The USD/JPY is poised to conclude the day and week on a positive note, maintaining a position above the 150.00 figure and recording daily gains of 0.16%, currently trading at 150.16.
In terms of fundamentals, recent data from the United States indicates that inflation may be more persistent than anticipated. The latest Producer Price Index (PPI) report reveals both headline and underlying PPI surpassing consensus and the previous month’s figures. Despite this, the most recent Consumer Sentiment report indicates that Americans remain optimistic about the economic outlook, even though inflation expectations for the next year have been upwardly revised.

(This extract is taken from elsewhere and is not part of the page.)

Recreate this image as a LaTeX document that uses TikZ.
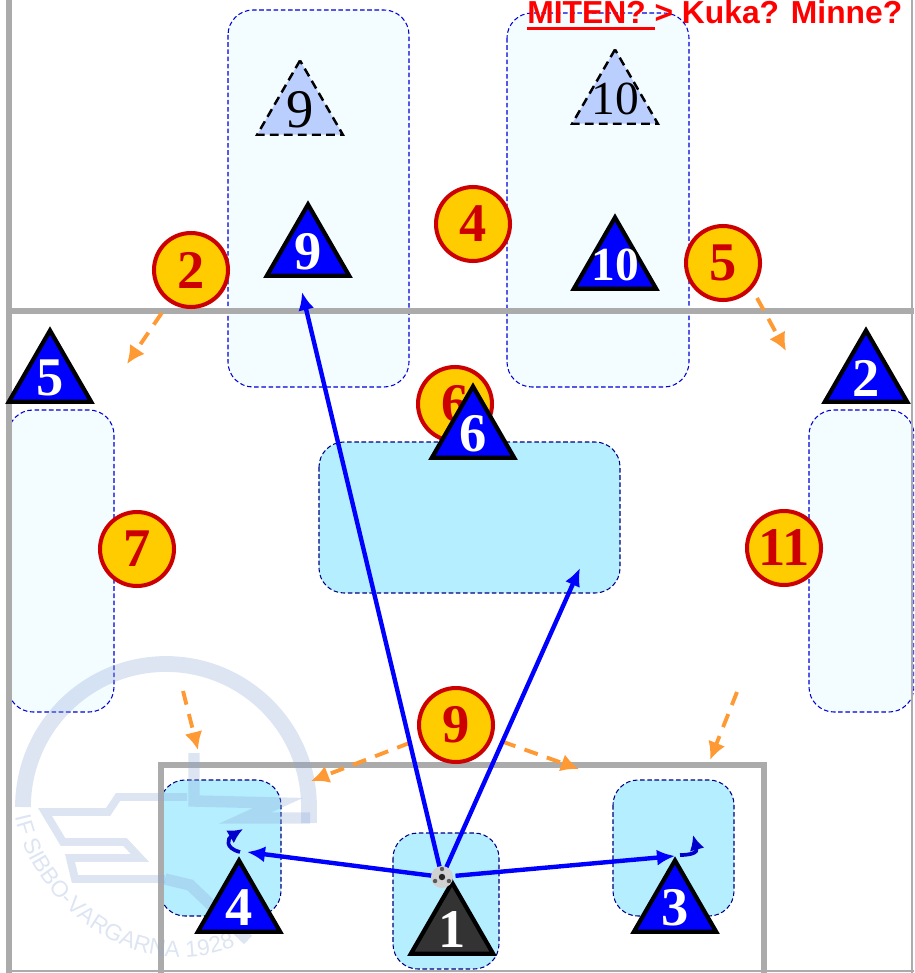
\documentclass[tikz,border=0pt]{standalone}
\usepackage{fontspec}
\setmainfont{Liberation Serif}
\setsansfont{Liberation Sans}
\usetikzlibrary{arrows.meta, shapes, decorations.text}
\definecolor{zonepale}{HTML}{F3FCFF}
\definecolor{zonedeep}{HTML}{B5EEFF}
\definecolor{spotfill}{HTML}{FFCC00}
\definecolor{spotline}{HTML}{CC0000}
\definecolor{ghostfill}{HTML}{BBCFFF}
\definecolor{driftcol}{HTML}{FF9933}
\definecolor{pitchcol}{HTML}{ABABAB}
\definecolor{keepercol}{HTML}{333333}
\definecolor{logocol}{HTML}{8FA8D8}

\begin{document}
\begin{tikzpicture}[x=0.02cm, y=-0.02cm,
zone/.style={draw=blue!85!black, fill=zonepale, line width=0.6pt, rounded corners=0.5cm, dash pattern=on 2.6pt off 1.5pt},
zonedark/.style={draw=blue!50!black, fill=zonedeep, line width=0.6pt, rounded corners=0.5cm, dash pattern=on 2.6pt off 1.5pt},
pitch/.style={draw=pitchcol, line width=2.9pt},
spot/.style={circle, draw=spotline, fill=spotfill, line width=2.3pt, minimum size=1.48cm, inner sep=0pt, outer sep=0pt, text=spotline, font=\fontsize{31}{31}\selectfont\bfseries},
player/.style={regular polygon, regular polygon sides=3, draw=black, fill=blue, line width=2.4pt, minimum size=1.9cm, inner sep=0pt, outer sep=0pt, label={[text=white, font=\fontsize{31}{31}\selectfont\bfseries]center:#1}},
keeper/.style={player=#1, fill=keepercol},
ghost/.style={regular polygon, regular polygon sides=3, draw=black, fill=ghostfill, line width=1.4pt, dash pattern=on 5pt off 3pt, minimum size=1.98cm, inner sep=0pt, outer sep=0pt, label={[text=black, font=\fontsize{31}{31}\selectfont]center:#1}},
pass/.style={draw=blue, line width=2.5pt, -{Latex[length=0.36cm, width=0.32cm]}},
turn/.style={draw=blue!80!black, line width=2.1pt, -{Latex[length=0.3cm, width=0.3cm]}},
drift/.style={draw=driftcol, line width=2.2pt, dash pattern=on 8pt off 5.5pt, -{Latex[length=0.36cm, width=0.36cm]}},
logoline/.style={draw=logocol, opacity=0.3, line width=6.5pt}]
\useasboundingbox (0,0) rectangle (914,973);
\clip (0,0) rectangle (914,973);
%================================================================
% Zones
\draw[zone] (228,10) rectangle (409,387);
\draw[zone] (507,13) rectangle (689,387);
\draw[zone] (8,410) rectangle (114,712);
\draw[zone] (809,410) rectangle (914,712);
\draw[zonedark] (319,442) rectangle (620,593);
\draw[zonedark] (160,780) rectangle (281,916);
\draw[zonedark] (393,833) rectangle (499,969);
\draw[zonedark] (613,780) rectangle (734,916);

%================================================================
% Pitch
\draw[pitch] (9,0) -- (9,973);
\draw[pitch, line width=1.5pt] (912,0) -- (912,973);
\draw[pitch] (9,311) -- (914,311);
\draw[pitch] (161,973) -- (161,765) -- (764,765) -- (764,973);
\draw[pitch, line width=1.5pt] (9,971) -- (914,971);

%================================================================
% Logo
\draw[logoline, line width=9pt] (23,807) arc[start angle=180, end angle=360, radius=143] -- (309,823);
\draw[logoline] (194,753) -- (194,801) -- (278,803) -- (245,818) -- (310,818);
\draw[logoline, line width=4.5pt] (187,797) -- (118,797) -- (108,812) -- (45,812) -- (63,842) -- (125,842) -- (140,858) -- (70,858) -- (75,879) -- (165,879);
\draw[logoline] (165,879) -- (190,885) -- (248,940);
\path[opacity=0.3, postaction={decorate}, decoration={text along path, text align=center,
  text={|\color{logocol}\sffamily\fontsize{13}{13}\selectfont|IF SIBBO-VARGARNA 1928}}]
  (14,812) .. controls (30,900) and (130,990) .. (240,945);

%================================================================
% Text
\node[text=red, anchor=base west, inner sep=0pt, font=\sffamily\bfseries\fontsize{18.1}{18}\selectfont] (question) at (527,24) {MITEN? > Kuka? Minne?};
\coordinate (lineA) at (527,28.5);
\coordinate (lineB) at (655,28.5);
\draw[red, line width=2pt] (lineA) -- (lineB);

%================================================================
% Spots
\node[spot] (s2) at (191,270) {2};
\node[spot] (s4) at (473,224) {4};
\node[spot] (s5) at (723,263) {5};
\node[spot] (s6) at (455,404) {6};
\node[spot] (s7) at (137,549) {7};
\node[spot] (s11) at (784,548) {11};
\node[spot] (s9) at (456,725) {9};

%================================================================
% Players
\node[ghost=9] (g9) at (300,110) {};
\node[ghost={\fontsize{27}{27}\selectfont 10}] (g10) at (615,99) {};
\node[player=9] (p9) at (308,252) {};
\node[player={\fontsize{27}{27}\selectfont 10}] (p10) at (615,265) {};
\node[player=5] (p5) at (50,378) {};
\node[player=2] (p2) at (866,378) {};
\node[player=6] (p6) at (473,434) {};
\node[player=4] (p4) at (239,908) {};
\node[player=3] (p3) at (675,908) {};
\node[keeper=1] (p1) at (452,930) {};

%================================================================
% Drifts
\coordinate (d2) at (127,364);
\coordinate (d5a) at (757,298);
\coordinate (d5) at (786,351);
\coordinate (d7a) at (183,691);
\coordinate (d7) at (198,750);
\coordinate (d9l) at (311,781);
\coordinate (d9r) at (579,769);
\coordinate (d11a) at (737,692);
\coordinate (d11) at (710,760);
\draw[drift, shorten <=0.3cm] (s2) -- (d2);
\draw[drift] (d5a) -- (d5);
\draw[drift] (d7a) -- (d7);
\draw[drift, shorten <=0.24cm] (s9) -- (d9l);
\draw[drift, shorten <=0.24cm] (s9) -- (d9r);
\draw[drift] (d11a) -- (d11);

%================================================================
% Ball and passes
\node[circle, inner sep=0pt, minimum size=0.42cm, outer sep=0pt] (ball) at (442,877) {};
\coordinate (t9) at (302,292);
\coordinate (t10) at (580,568);
\coordinate (t4) at (247,852);
\coordinate (t3) at (675,856);
\draw[pass] (ball) -- (t9);
\draw[pass] (ball) -- (t10);
\draw[pass] (ball) -- (t4);
\draw[pass, shorten <=0.06cm] (ball) -- (t3);
\fill[black!18] (ball) circle[radius=11];
\fill[black!85] (ball) circle[radius=3.2];
\foreach \a in {30,150,270}
  \fill[black!65] (ball) ++(\a:8) circle[radius=2.2];

% Turns
\coordinate (u4a) at (240,852);
\coordinate (u4) at (243,829);
\coordinate (u3a) at (680,855);
\coordinate (u3) at (693,835);
\draw[turn] (u4a) .. controls (224,848) and (228,838) .. (u4);
\draw[turn] (u3a) .. controls (690,855) and (698,853) .. (u3);

%================================================================
\end{tikzpicture}
\end{document}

Against this backdrop, Federal Reserve officials Bostic and Daly have acknowledged progress on inflation but remain cautious about providing a timetable for interest rate adjustments. Both officials have suggested that patience is necessary before the Federal Reserve initiates any easing cycle.
From a technical perspective, the USD/JPY appears to be neutral to upward biased, having peaked around the 150.00-150.88 area following the release of US inflation figures. To continue on a bullish trajectory, buyers must propel the exchange rate above 151.00, subsequently targeting the November 13 high at 151.91 before testing the 152.00 level.
Conversely, a drop below 150.00 could see the first support at the Tenkan-Sen level of 149.25. Further support levels include the Senkou Span A at 148.43, followed by the 148.00 figure. Additional downside risks may emerge at the Kijun-Sen level at 147.62. Traders are closely monitoring these technical levels as they assess potential market movements.